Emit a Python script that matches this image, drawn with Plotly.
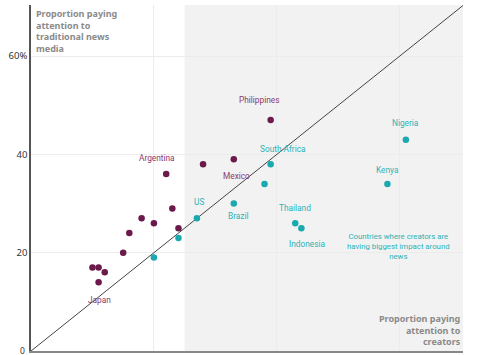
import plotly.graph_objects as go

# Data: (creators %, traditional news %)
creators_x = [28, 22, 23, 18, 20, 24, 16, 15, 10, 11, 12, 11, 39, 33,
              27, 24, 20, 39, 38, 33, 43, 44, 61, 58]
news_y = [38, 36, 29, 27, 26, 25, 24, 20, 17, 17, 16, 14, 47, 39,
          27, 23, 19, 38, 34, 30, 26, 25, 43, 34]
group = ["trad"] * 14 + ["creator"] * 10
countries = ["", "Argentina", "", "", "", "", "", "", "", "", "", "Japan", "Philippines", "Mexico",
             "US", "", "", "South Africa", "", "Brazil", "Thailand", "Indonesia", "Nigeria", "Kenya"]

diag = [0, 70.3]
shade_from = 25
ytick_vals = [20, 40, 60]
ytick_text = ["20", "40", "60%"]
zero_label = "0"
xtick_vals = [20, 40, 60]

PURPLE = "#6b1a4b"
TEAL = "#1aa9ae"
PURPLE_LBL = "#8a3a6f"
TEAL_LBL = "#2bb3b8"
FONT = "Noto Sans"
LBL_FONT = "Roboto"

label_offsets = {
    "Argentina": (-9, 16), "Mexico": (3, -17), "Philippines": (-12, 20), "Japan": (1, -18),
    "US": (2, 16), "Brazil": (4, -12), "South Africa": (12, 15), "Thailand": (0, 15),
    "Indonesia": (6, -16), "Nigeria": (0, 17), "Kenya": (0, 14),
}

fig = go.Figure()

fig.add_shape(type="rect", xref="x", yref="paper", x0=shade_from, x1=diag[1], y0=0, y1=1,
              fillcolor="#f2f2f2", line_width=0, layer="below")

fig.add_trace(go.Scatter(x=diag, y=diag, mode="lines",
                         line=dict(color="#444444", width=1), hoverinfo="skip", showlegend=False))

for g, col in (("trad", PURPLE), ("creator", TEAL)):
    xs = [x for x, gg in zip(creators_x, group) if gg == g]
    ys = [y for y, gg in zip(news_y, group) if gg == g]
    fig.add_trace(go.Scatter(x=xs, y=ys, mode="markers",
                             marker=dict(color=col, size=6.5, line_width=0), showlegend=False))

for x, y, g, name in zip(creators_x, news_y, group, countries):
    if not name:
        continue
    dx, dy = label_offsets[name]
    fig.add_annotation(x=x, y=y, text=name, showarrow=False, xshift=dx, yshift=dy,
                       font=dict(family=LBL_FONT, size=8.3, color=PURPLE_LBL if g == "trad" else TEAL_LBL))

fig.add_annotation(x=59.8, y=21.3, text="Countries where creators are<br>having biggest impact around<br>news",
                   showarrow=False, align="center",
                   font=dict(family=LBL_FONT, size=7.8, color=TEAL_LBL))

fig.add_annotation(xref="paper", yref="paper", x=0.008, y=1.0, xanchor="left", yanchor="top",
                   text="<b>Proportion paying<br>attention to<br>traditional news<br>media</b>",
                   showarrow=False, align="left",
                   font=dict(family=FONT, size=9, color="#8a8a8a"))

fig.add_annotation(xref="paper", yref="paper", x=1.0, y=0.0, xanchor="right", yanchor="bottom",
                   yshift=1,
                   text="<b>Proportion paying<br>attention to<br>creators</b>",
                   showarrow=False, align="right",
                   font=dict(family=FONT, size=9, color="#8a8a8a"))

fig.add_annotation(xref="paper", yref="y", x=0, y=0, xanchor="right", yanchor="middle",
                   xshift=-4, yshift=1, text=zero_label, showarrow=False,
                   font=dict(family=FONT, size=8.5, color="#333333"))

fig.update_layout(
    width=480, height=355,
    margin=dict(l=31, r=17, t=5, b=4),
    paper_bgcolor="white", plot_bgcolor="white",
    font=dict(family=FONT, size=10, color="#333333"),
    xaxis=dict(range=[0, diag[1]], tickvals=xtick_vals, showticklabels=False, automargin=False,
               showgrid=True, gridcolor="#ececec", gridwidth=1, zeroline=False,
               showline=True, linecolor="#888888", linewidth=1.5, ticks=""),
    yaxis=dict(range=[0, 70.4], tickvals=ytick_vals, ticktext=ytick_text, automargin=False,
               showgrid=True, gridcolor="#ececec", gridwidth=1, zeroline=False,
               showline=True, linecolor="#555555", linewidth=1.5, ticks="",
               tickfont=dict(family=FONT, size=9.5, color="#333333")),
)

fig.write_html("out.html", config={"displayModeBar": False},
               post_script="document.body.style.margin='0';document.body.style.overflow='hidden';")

※

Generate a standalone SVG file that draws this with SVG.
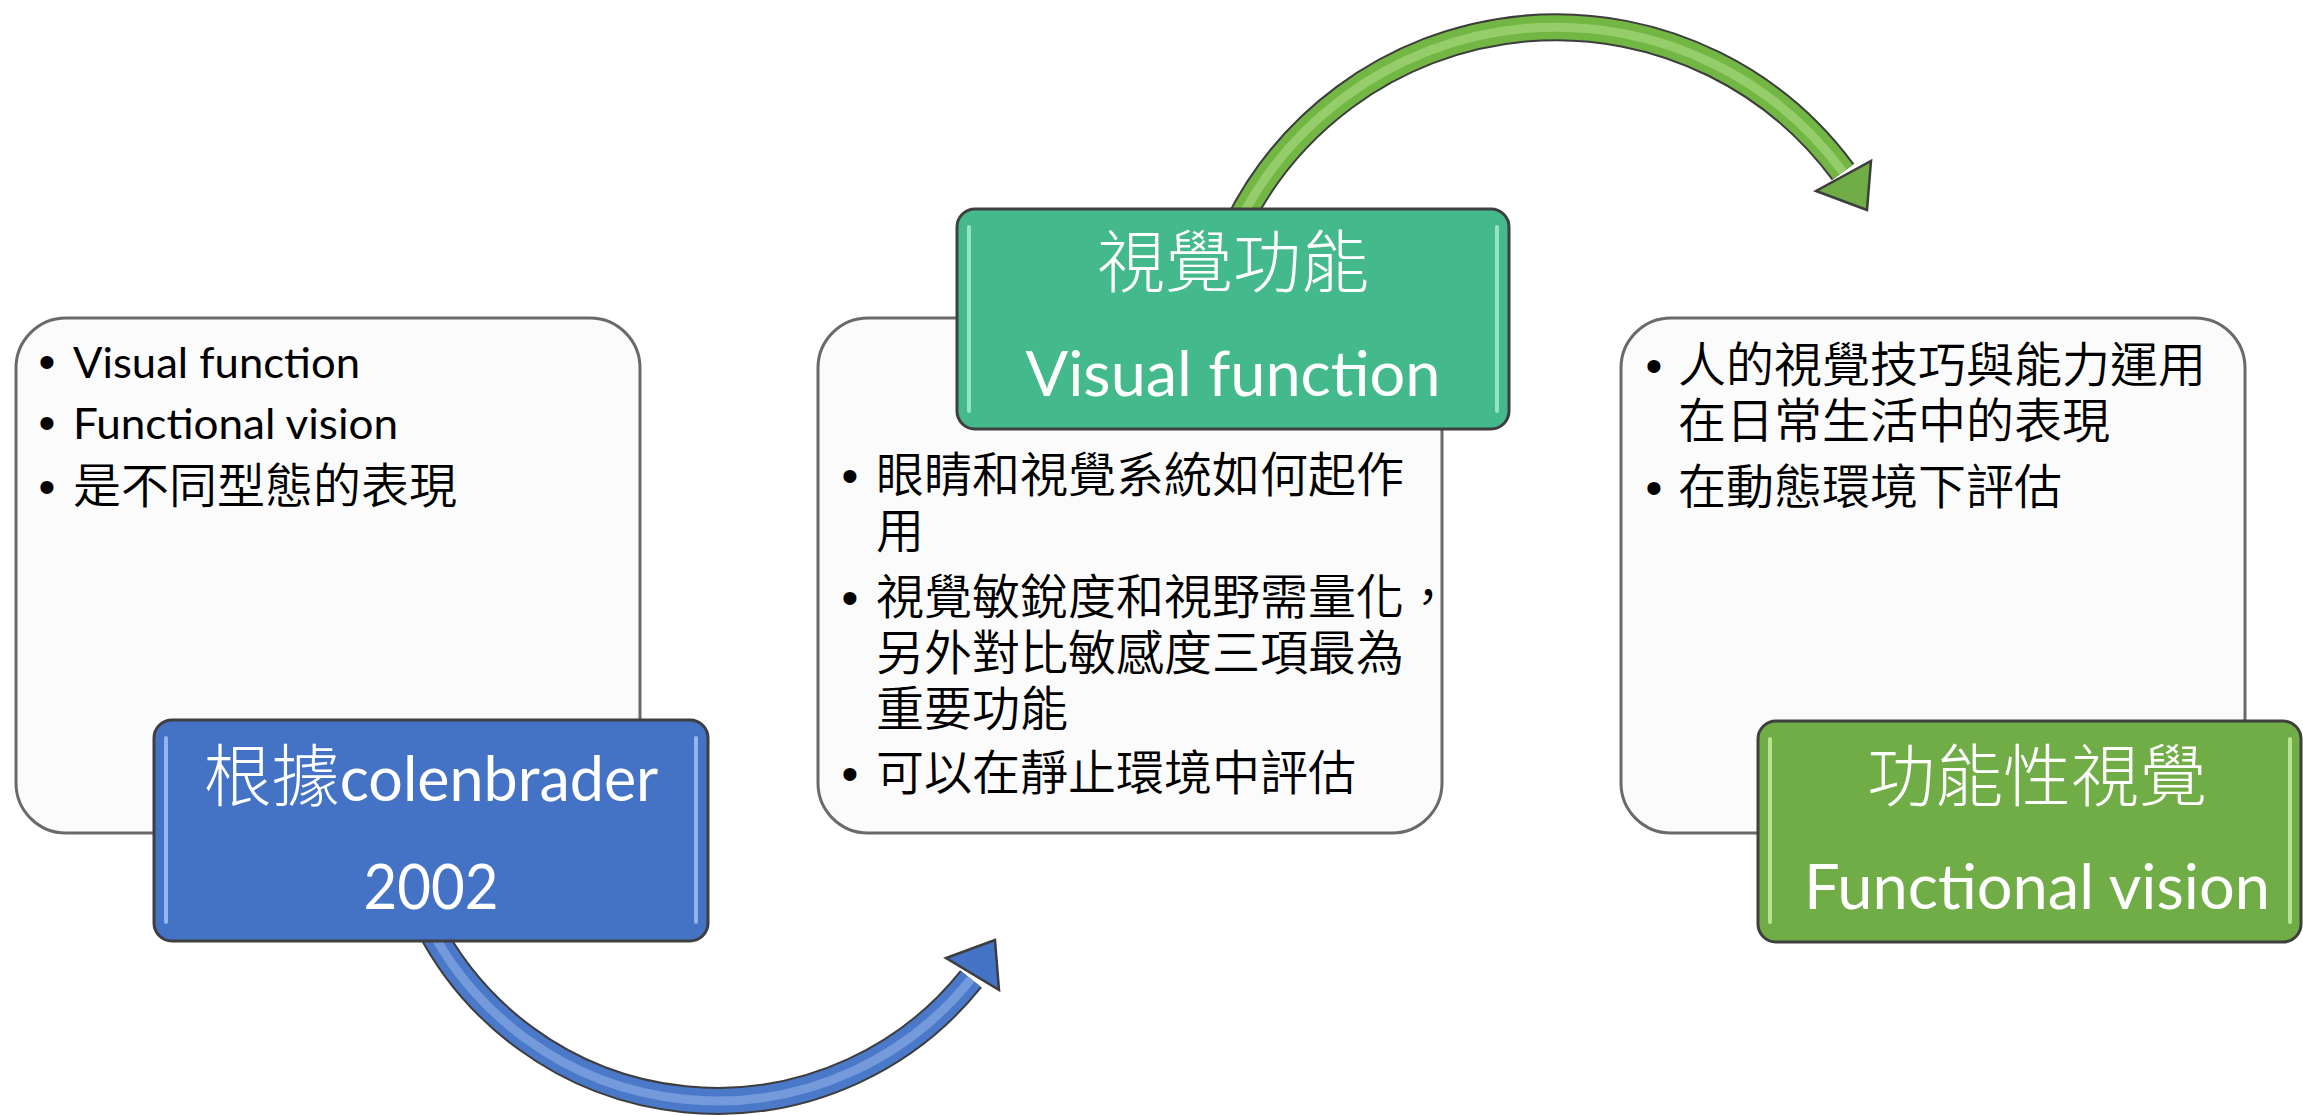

※

### The problem
Using the entries above, extract exactly the lines from the one that contains "Emit a Python" through the one that contains "import plotly.graph_objects as go". Do not carry over any pictures.

### The reply
Emit a Python script that matches this image, drawn with Plotly.
import plotly.graph_objects as go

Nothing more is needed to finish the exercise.